On our way back to the hotel, we had smiles on our faces as we glanced up to see the big temperature screen across the street still showing 19 degrees even at 8 o’clock in the evening. We simply had to grab a picture otherwise nobody would ever believe we had weather this great in late January!

Uncovering Spanish science spectacular

The next day, after a rich breakfast buffet, we headed to the City of Science and Arts (Ciutat de les Arts i les Ciències). This ambitious complex aims to encourage visitors to combine leisure with an exploration of the arts, science and nature. It consists of five stunningly futuristic buildings with four of them designed by the neofuturistic architect, Santiago Calatrava.

The first building we visited was the Science Museum (Museu de les Ciències Príncipe Felipe) featuring exhibitions arranged on 4 floors. Focused on life, earth, science and technology, the museum is filled with interactive exhibits which students and Party Leaders alike will love.  Unfortunately we were unable to make it to Valencia’s incredible aquarium, L’Oceanogràfic, due to refurbishing works. However, we had the chance to speak with the Marketing Manager, Marta, who explained to us everything we wanted to know about the learning experience.
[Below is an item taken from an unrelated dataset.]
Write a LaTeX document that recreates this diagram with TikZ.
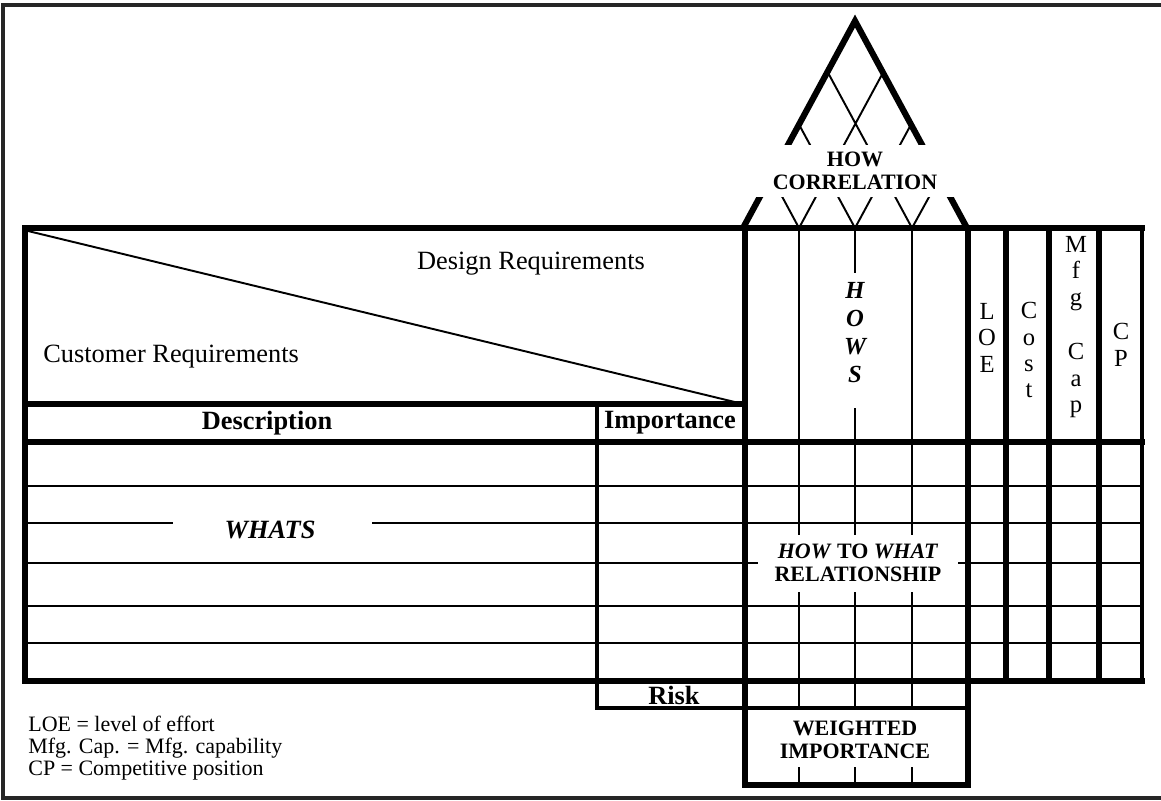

I was intrigued by a poster I found with the words “Sleeping with the Sharks” written on it. I asked Marta and she explained to us that, subject to bookings made in advance, it is possible for schools to book the venue for the night to allow the students to take sleeping bags to sleep in the tunnel under the shark tank. Before going to sleep (or staring at sharks all night), the staff can organise games and treasure hunts to entertain the group. I found this opportunity extremely interesting as it enables students to better understand the behaviour of these incredible animals.

The last building we visited was the Hemisfèric, which is a hi-tech 3D cinema. The main function of this eye-shaped cinema is to project the moving images of IMAX films which exceed the limits of human binocular vision and consequently sucks the viewer into the larger-than-life action. It is an overwhelming sensory experience which enthralled us for two consecutive shows named Mirando lo Invisible (Seeing the Invisible) and Universo Oculto (Hidden Universe).
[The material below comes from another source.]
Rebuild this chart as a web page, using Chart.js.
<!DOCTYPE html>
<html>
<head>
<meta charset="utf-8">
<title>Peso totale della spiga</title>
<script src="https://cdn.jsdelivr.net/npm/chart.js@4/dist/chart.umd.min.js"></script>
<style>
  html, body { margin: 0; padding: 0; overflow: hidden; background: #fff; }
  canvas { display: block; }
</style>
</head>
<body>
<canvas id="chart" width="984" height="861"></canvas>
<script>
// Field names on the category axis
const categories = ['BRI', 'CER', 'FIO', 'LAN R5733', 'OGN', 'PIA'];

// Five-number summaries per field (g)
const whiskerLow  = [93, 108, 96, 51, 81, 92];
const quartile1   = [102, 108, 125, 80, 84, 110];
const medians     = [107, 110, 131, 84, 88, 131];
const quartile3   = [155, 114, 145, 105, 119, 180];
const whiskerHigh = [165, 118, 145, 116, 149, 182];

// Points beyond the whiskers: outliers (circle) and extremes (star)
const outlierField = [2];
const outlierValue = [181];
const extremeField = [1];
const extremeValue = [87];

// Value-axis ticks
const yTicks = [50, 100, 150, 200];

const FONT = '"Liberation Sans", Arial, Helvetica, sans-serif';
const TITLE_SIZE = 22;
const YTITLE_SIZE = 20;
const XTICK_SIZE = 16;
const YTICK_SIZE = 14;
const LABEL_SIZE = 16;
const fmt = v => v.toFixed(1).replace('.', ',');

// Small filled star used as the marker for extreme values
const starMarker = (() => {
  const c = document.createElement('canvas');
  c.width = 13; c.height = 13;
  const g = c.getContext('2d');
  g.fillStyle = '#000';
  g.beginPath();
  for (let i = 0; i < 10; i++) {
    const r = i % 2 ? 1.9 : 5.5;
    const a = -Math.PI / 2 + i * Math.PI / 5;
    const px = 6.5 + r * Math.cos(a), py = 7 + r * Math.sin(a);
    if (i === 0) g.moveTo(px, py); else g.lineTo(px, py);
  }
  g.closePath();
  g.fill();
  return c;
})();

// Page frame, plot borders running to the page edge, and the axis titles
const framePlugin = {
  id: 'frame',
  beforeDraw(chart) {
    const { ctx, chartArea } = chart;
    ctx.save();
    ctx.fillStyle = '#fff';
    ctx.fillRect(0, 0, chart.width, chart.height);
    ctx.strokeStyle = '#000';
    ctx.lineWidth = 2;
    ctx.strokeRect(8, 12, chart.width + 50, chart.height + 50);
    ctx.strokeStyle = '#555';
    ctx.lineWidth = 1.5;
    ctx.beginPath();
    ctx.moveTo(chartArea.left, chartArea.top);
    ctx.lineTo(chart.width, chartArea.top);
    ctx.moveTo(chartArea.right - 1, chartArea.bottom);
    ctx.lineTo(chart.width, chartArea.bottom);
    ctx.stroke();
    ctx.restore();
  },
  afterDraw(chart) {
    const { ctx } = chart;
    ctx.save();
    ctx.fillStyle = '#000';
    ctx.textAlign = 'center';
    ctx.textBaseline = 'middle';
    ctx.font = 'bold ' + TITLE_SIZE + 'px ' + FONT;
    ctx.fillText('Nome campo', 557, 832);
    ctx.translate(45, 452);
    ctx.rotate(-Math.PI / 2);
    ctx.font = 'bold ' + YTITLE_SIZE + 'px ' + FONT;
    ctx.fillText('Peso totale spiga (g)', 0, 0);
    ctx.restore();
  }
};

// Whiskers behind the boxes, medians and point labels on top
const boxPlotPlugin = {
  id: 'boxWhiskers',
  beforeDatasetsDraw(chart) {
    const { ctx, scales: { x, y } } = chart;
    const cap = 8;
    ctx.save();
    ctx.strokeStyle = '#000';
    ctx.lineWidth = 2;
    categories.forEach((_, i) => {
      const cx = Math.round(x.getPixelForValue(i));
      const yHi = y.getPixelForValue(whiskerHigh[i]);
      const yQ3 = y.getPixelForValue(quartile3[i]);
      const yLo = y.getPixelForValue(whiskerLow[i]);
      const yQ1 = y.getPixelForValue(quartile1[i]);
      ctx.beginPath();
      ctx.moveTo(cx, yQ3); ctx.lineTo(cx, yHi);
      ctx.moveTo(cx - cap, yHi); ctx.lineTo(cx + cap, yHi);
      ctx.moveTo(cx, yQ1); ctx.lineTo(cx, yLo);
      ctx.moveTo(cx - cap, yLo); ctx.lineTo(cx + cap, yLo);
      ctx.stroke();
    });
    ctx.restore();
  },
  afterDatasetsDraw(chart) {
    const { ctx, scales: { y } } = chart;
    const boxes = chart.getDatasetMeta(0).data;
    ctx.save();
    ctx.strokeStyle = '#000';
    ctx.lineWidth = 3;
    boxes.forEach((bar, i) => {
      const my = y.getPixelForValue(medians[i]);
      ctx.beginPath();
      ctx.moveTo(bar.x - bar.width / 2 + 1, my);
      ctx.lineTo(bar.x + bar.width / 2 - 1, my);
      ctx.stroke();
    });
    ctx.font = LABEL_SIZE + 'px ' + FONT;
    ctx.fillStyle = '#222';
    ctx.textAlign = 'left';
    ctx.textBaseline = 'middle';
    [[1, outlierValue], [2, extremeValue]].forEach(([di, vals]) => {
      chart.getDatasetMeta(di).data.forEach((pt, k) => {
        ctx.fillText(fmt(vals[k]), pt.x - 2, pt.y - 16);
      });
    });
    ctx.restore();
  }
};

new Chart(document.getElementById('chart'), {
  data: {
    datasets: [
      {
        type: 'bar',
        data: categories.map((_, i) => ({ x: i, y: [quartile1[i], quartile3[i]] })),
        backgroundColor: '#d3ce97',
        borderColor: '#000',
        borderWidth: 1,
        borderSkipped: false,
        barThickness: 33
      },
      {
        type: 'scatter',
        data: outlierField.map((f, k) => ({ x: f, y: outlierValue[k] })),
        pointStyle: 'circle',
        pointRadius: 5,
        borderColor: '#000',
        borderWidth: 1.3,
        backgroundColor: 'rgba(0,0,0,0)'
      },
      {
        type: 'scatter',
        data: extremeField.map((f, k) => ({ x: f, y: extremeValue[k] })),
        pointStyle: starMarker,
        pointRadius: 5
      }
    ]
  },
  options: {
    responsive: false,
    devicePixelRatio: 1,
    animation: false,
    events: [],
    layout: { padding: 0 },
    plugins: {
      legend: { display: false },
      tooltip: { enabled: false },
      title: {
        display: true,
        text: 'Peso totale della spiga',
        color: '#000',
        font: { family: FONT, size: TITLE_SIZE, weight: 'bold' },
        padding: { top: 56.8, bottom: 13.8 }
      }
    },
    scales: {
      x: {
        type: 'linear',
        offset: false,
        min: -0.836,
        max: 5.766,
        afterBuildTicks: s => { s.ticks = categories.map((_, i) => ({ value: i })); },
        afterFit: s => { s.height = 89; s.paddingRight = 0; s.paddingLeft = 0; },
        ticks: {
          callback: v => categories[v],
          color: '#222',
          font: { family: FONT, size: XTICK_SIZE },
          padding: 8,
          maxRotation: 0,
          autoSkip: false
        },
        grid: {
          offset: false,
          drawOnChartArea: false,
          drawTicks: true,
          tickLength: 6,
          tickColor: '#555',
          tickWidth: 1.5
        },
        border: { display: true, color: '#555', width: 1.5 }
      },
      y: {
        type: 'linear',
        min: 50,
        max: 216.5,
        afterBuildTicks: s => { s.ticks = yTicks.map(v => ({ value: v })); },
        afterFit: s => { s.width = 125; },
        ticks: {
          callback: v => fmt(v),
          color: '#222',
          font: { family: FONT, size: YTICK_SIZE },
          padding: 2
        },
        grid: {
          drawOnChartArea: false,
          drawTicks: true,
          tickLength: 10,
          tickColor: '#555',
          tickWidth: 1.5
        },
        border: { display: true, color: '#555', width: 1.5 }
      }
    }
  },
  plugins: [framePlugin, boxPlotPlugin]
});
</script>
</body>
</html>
The Value of new environments

After inspecting hostels during the morning, our last day presented us with a visit to the Bioparc. The Bioparc’s main objective is to promote respect for animals and make the general public aware of the importance of protecting the environment through a commitment to education and the preservation of animals. It replicates the flora and fauna of Africa ranging from open savannahs to the Madagascan forests and everything in between.

Walking back to the hotel to pick up the luggage and head to the airport, we found a nice surprise in the middle of the commercial and industrial area. Campanar – a town within a town. In the past it was one of the many independent towns on the outskirts of Valencia. As soon as Valencia started to expand its territory, the commercial area was slowly swallowing this traditional town to the point that the local government decided to intervene and leave the old town untouched.

Campanar nowadays is an old barrio (neighbourhood) with its typical houses from the 50s in the middle of what became modern Valencia’s commercial area. Whilst you are walking between shopping centres and massive outlets, you can’t help but feel a little nostalgic of times that have come to pass. School groups can walk into Campanar and enjoy its marching band and eat ice cream in the main plaza.

Not lost in translation

The word ‘Valencia’ comes from Latin, meaning ‘strength’ and ‘energy’. This is exactly how I would describe this energetic and vibrant city. It also has the reputation of being a fortunate city because, in comparison to the other big cities in Spain such as Madrid and Barcelona, it has a more privileged natural setting and better weather, and as a result, a better standard of life. I spent just 3 days in the city and I wholeheartedly agree!

There were new excursions every day, each completely different from the last. I am glad I had the chance to visit Valencia and will definitely be recommending it to school groups. I look forward to sharing my insight further with teachers, but until then hasta luego!